The dead included five bicyclists from Argentina, a mother of two from Belgium, along with New Yorker Nicholas Cleves, 23, and Darren Drake, 32, of New Jersey.

It was the first fatal terror attack in New York City, post Sept. 11, 2001.

The judge read the legal charge on 28-criminal counts, including eight murder charges that also accuse Saipov of racketeering conspiracy to join the ISIS terror organization.

Even though Saipov allegedly admitted he wanted to kill as many people as possible, he pleaded not guilty because he said the federal prosecutors are wrong about him providing material support to ISIS.

Prosecutors presented evidence that Saipov, who was born in Uzbekistan, carried notes during the attack saying “The Islamic State will endure.”

They played videos showing the 6,000-pound flatbed truck racing south on West Street, after he’d allegedly plowed into the bicyclists, ultimately smashing into a yellow school bus near Stuyvesant High School.

Other cell phone videos, some shot by horrified office workers, showed a man identified as Saipov running from the demolished Home Depot truck, wearing the same navy jacket with a red and white stripe that he had on when he allegedly rented the vehicle at a store in Passaic, New Jersey.

Yet another video showed Saipov, holding a BB gun and a paint gun in his hands, engaging in a confrontation with police, before he was shot in the torso and fell to the ground.

Prosecutors played some phone conversations recorded between Saipov and his mother, Mukaddas Saipova, where he allegedly said in his Uzbek language, “I am Allah’s warrior, praise be to Allah … I am the soldier of the Caliphate, don’t worry, don’t worry about anything.”

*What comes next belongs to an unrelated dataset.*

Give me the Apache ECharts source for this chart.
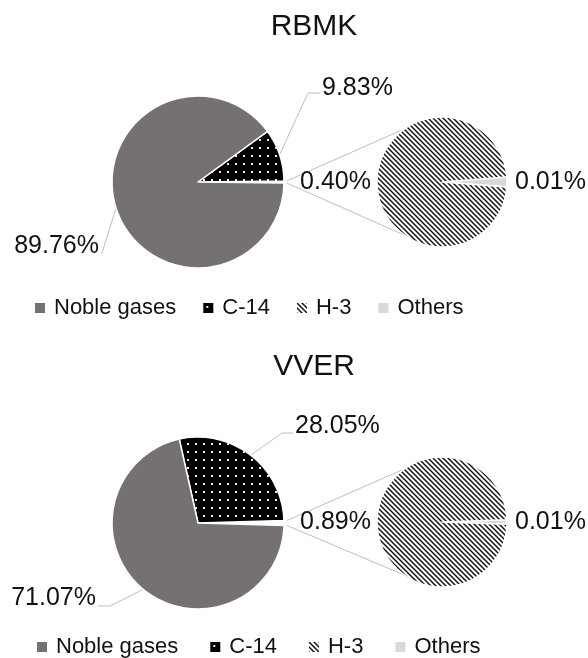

Jury deliberations began at 4:35 p.m. Wednesday.

This is a federal death penalty case, the first under the Biden justice department.

If the jury convicts Saipov, the anonymous jurors would then move to a death penalty phase, deciding if the defendant deserves to die or get the punishment of life in prison without parole.

Saipov’s defense attorneys were meticulous with their requests for clear explanations in the judge’s charge to the jury.